The Emotet-based credit card stealer is exclusive to Google’s browser, which over 60% of internet users use.
The infamous Emoter malware is now capable of deploying a new module designed to pluck credit card information stored in the Chrome web browser.
First discovered by researchers at cybersecurity firm Proofpoint on 6 June, the module was dropped by the E4 botnet, a part of Emotet’s infrastructure.
“To our surprise, it was a credit card stealer that was solely targeting the Chrome browser. Once card details were collected they were exfiltrated to different C2 servers than the module loader,” researchers said in a tweet.
Emotet, the invincible
According to Check Point Research, Emotet, an advanced, self-propagating, and modular Trojan is the most prevalent malware and impacts 6% of organizations worldwide.

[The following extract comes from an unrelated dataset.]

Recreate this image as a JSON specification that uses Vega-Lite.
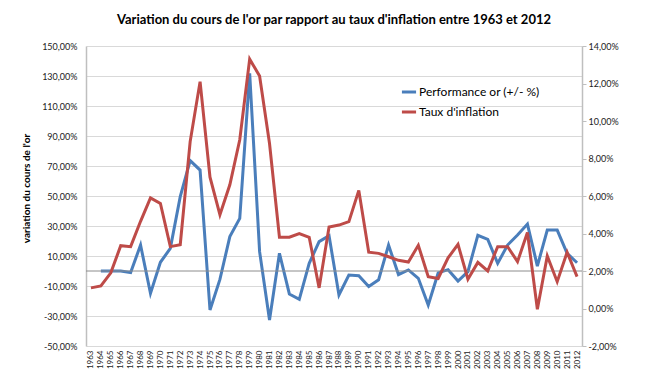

The Emotet infrastructure acted as a primary door opener for computer systems. Once unauthorized access was established, they were sold to cybercriminals to further exploit the system, for example, deploying ransomware.
The criminal empire went silent and was largely inactive from January to October 2021. However, from October, Emotet started being delivered as a secondary payload after a PC was infected with TrickBot malware.
Since its resurgence, Emotet has been increasingly active, with HP Wolf Security reporting a 2,823% increase in Emotet email spam in Q1 of 2022 compared to the previous quarter.
“The malware rose 36 places to become the most popular family in circulation, behind Agent Tesla and Nemucod,” the company said in Threat Insights Report.